* begin Data lines *

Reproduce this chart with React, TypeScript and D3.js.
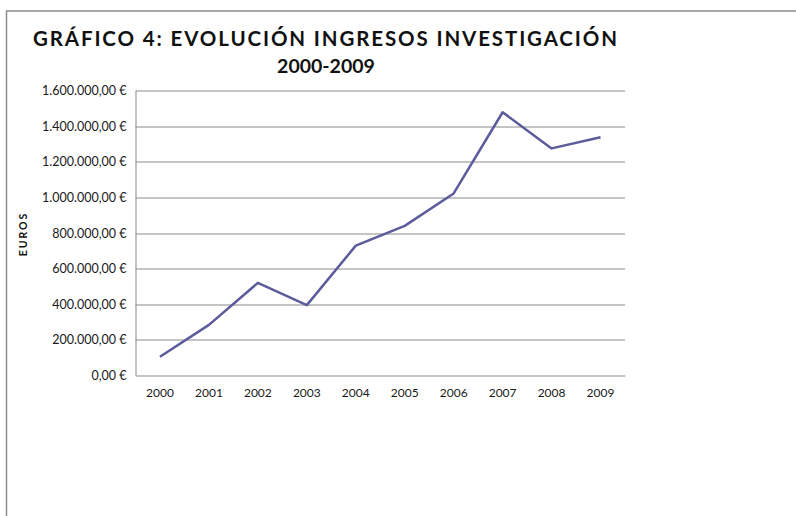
import { useEffect, useRef } from 'react';
import * as d3 from 'd3';

const years = ['2000', '2001', '2002', '2003', '2004', '2005', '2006', '2007', '2008', '2009'];
const ingresos = [105000, 284000, 520000, 395000, 729000, 840000, 1022000, 1478000, 1275000, 1338000];
const yTicks = [0, 200000, 400000, 600000, 800000, 1000000, 1200000, 1400000, 1600000];
const titleLines = ['GRÁFICO 4: EVOLUCIÓN INGRESOS INVESTIGACIÓN', '2000-2009'];
const yTitle = 'EUROS';

const W = 796;
const H = 516;
const font = 'Lato, "Open Sans", sans-serif';

export default function App() {
  const svgRef = useRef<SVGSVGElement>(null);

  useEffect(() => {
    if (!svgRef.current) return;
    const svg = d3.select(svgRef.current);
    svg.selectAll('*').remove();

    const margin = { top: 90.5, right: 171, bottom: 140.5, left: 135.5 };
    const w = W - margin.left - margin.right;
    const h = H - margin.top - margin.bottom;

    // chart frame (only top and left edges visible)
    svg.append('path')
      .attr('d', `M6.5,${H} L6.5,11 L${W},11`)
      .attr('fill', 'none').attr('stroke', '#8c8c8c').attr('stroke-width', 1.5);

    // title
    svg.append('text')
      .attr('x', 325).attr('y', 46)
      .attr('text-anchor', 'middle')
      .attr('font-family', font).attr('font-weight', 700).attr('font-size', 20.5)
      .attr('textLength', 584).attr('lengthAdjust', 'spacing')
      .attr('fill', '#111')
      .text(titleLines[0]);
    svg.append('text')
      .attr('x', 326).attr('y', 73)
      .attr('text-anchor', 'middle')
      .attr('font-family', font).attr('font-weight', 700).attr('font-size', 19.5)
      .attr('fill', '#111')
      .text(titleLines[1]);

    const g = svg.append('g').attr('transform', `translate(${margin.left},${margin.top})`);

    const x = d3.scaleBand().domain(years).range([0, w]).padding(0);
    const y = d3.scaleLinear().domain([0, 1600000]).range([h, 0]);

    const locale = d3.formatLocale({ decimal: ',', thousands: '.', grouping: [3], currency: ['', ' €'] });
    const fmt = locale.format('$,.2f');

    // gridlines
    g.append('g').selectAll('line')
      .data(yTicks.slice(1)).enter().append('line')
      .attr('x1', 0).attr('x2', w)
      .attr('y1', d => Math.round(y(d)) + 0.5).attr('y2', d => Math.round(y(d)) + 0.5)
      .attr('stroke', '#8a8a8a').attr('stroke-width', 1);

    // y axis
    g.append('g')
      .call(d3.axisLeft(y).tickValues(yTicks).tickFormat(d => fmt(d as number)).tickSize(0).tickPadding(9))
      .call(s => s.select('.domain').attr('stroke', '#8a8a8a'))
      .call(s => s.selectAll('text').attr('fill', '#1a1a1a').attr('font-size', '12.5px').attr('font-family', font));

    // x axis
    g.append('g').attr('transform', `translate(0,${h})`)
      .call(d3.axisBottom(x).tickSize(0).tickPadding(13))
      .call(s => s.select('.domain').attr('stroke', '#b4b4b4').attr('stroke-width', 1.5))
      .call(s => s.selectAll('text').attr('fill', '#1a1a1a').attr('font-size', '12px').attr('font-family', font));

    // y axis title
    svg.append('text')
      .attr('transform', 'translate(27,234) rotate(-90)')
      .attr('text-anchor', 'middle')
      .attr('font-family', font).attr('font-weight', 700).attr('font-size', 10.5)
      .attr('letter-spacing', 2)
      .attr('fill', '#111')
      .text(yTitle);

    // series line
    const line = d3.line<number>()
      .x((_, i) => (x(years[i]) as number) + x.bandwidth() / 2)
      .y(d => y(d));

    g.append('path').datum(ingresos)
      .attr('fill', 'none')
      .attr('stroke', '#5c5c9c')
      .attr('stroke-width', 2.5)
      .attr('stroke-linejoin', 'round')
      .attr('d', line);
  }, []);

  return (
    <svg ref={svgRef} width={W} height={H}
      style={{ position: 'absolute', left: 0, top: 0, background: '#fff' }} />
  );
}
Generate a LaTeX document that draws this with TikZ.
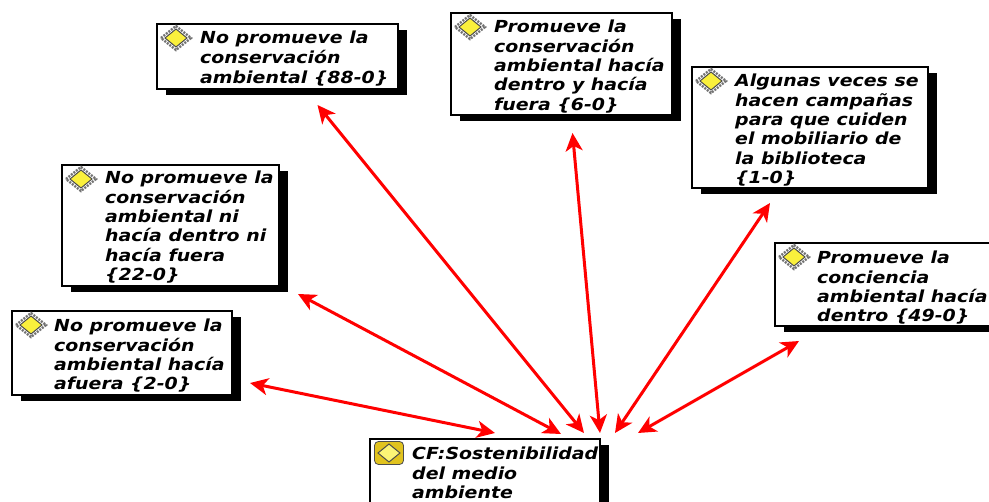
\documentclass[tikz,border=0pt]{standalone}
\usepackage{fontspec}
\setmainfont{DejaVu Sans}[FakeStretch=1.14]
\usetikzlibrary{arrows.meta, shadows, calc}
\definecolor{iconyellow}{RGB}{250,240,60}
\definecolor{icongold}{RGB}{225,195,30}
\tikzset{%
    boxsty/.style={
        draw,
        line width=1.2pt,
        fill=white,
        inner sep=0pt,
        outer sep=0pt,
        anchor=north west,
        drop shadow={shadow xshift=8.5pt,shadow yshift=-6pt,opacity=1,fill=black},
    },
    textsty/.style={
        align=left,
        inner sep=0pt,
        anchor=north west,
        font=\fontsize{16.6}{19.3}\selectfont\bfseries\itshape,
    },
    linksty/.style={
        draw=red,
        line width=3pt,
        {Stealth[length=18pt,width=17pt,inset=5pt]}-{Stealth[length=18pt,width=17pt,inset=5pt]},
    },
    pics/quoteicon/.style={
        code={
            \draw[black!55,line width=2.4pt,dash pattern=on 2pt off 1.2pt] (-15,0) -- (0,-12) -- (15,0) -- (0,12) -- cycle;
            \draw[black!70,fill=iconyellow,line width=1pt] (-11,0) -- (0,-9) -- (11,0) -- (0,9) -- cycle;
        }
    },
    pics/codeicon/.style={
        code={
            \draw[black!70,fill=icongold,rounded corners=4pt,line width=.8pt] (-14.5,-11.5) rectangle (14.5,11.5);
            \draw[black!70,fill=iconyellow!70!white,line width=1pt] (-11,0) -- (0,-9) -- (11,0) -- (0,9) -- cycle;
        }
    },
}
\begin{document}
\begin{tikzpicture}[x=1pt,y=-1pt]
\useasboundingbox (0,0) rectangle (989,502);

% quotation boxes
\node (boxa) [boxsty,minimum width=241pt,minimum height=65pt] at (157,24) {};
\node (boxb) [boxsty,minimum width=221pt,minimum height=102pt] at (451,13) {};
\node (boxc) [boxsty,minimum width=236pt,minimum height=121pt] at (692,67) {};
\node (boxd) [boxsty,minimum width=217pt,minimum height=121pt] at (62,165) {};
\node (boxe) [boxsty,minimum width=220pt,minimum height=84pt] at (12,311) {};
\node (boxf) [boxsty,minimum width=240pt,minimum height=83pt] at (775,243) {};
\node (cf) [boxsty,minimum width=230pt,minimum height=70pt] at (370,439) {};

% icons
\pic (icona) at ([shift={(19,14)}]boxa.north west) {quoteicon};
\pic (iconb) at ([shift={(19,14)}]boxb.north west) {quoteicon};
\pic (iconc) at ([shift={(19,14)}]boxc.north west) {quoteicon};
\pic (icond) at ([shift={(19,14)}]boxd.north west) {quoteicon};
\pic (icone) at ([shift={(19,14)}]boxe.north west) {quoteicon};
\pic (iconf) at ([shift={(19,14)}]boxf.north west) {quoteicon};
\pic (iconcf) at ([shift={(19,14)}]cf.north west) {codeicon};

% texts
\node (txta) [textsty,font=\fontsize{16.6}{20}\selectfont\bfseries\itshape] at ([shift={(43,7)}]boxa.north west) {No promueve la\\conservación\\ambiental \{88-0\}};
\node (txtb) [textsty] at ([shift={(43,7)}]boxb.north west) {Promueve la\\conservación\\ambiental hacía\\dentro y hacía\\fuera \{6-0\}};
\node (txtc) [textsty] at ([shift={(43,7)}]boxc.north west) {Algunas veces se\\hacen campañas\\para que cuiden\\el mobiliario de\\la biblioteca\\\{1-0\}};
\node (txtd) [textsty] at ([shift={(43,6)}]boxd.north west) {No promueve la\\conservación\\ambiental ni\\hacía dentro ni\\hacía fuera\\\{22-0\}};
\node (txte) [textsty] at ([shift={(42,8)}]boxe.north west) {No promueve la\\conservación\\ambiental hacía\\afuera \{2-0\}};
\node (txtf) [textsty] at ([shift={(42,8)}]boxf.north west) {Promueve la\\conciencia\\ambiental hacía\\dentro \{49-0\}};
\node (txtcf) [textsty] at ([shift={(42,8)}]cf.north west) {CF:Sostenibilidad\\del medio\\ambiente};

% links
\draw[linksty] ([shift={(18,-12)}]boxe.south east) -- ([shift={(10,-6)}]cf.north);
\draw[linksty] ([shift={(19,8)}]boxd.south east) -- ([shift={(76,-5)}]cf.north);
\draw[linksty] ([shift={(40,16)}]boxa.south) -- ([shift={(99,-6)}]cf.north);
\draw[linksty] ([shift={(11,18)}]boxb.south) -- ([shift={(115,-6)}]cf.north);
\draw[linksty] ([shift={(-40,15)}]boxc.south) -- ([shift={(130,-6)}]cf.north);
\draw[linksty] ([shift={(24,15)}]boxf.south west) -- ([shift={(153,-6)}]cf.north);

\end{tikzpicture}
\end{document}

* end Data lines *

Problem to solve: Start at the top of the entries and repeat each line exactly, ending at the line that contains "import * as d3 from 'd3';". Pictures are not part of the copy.

Full answer:
Reproduce this chart with React, TypeScript and D3.js.
import { useEffect, useRef } from 'react';
import * as d3 from 'd3';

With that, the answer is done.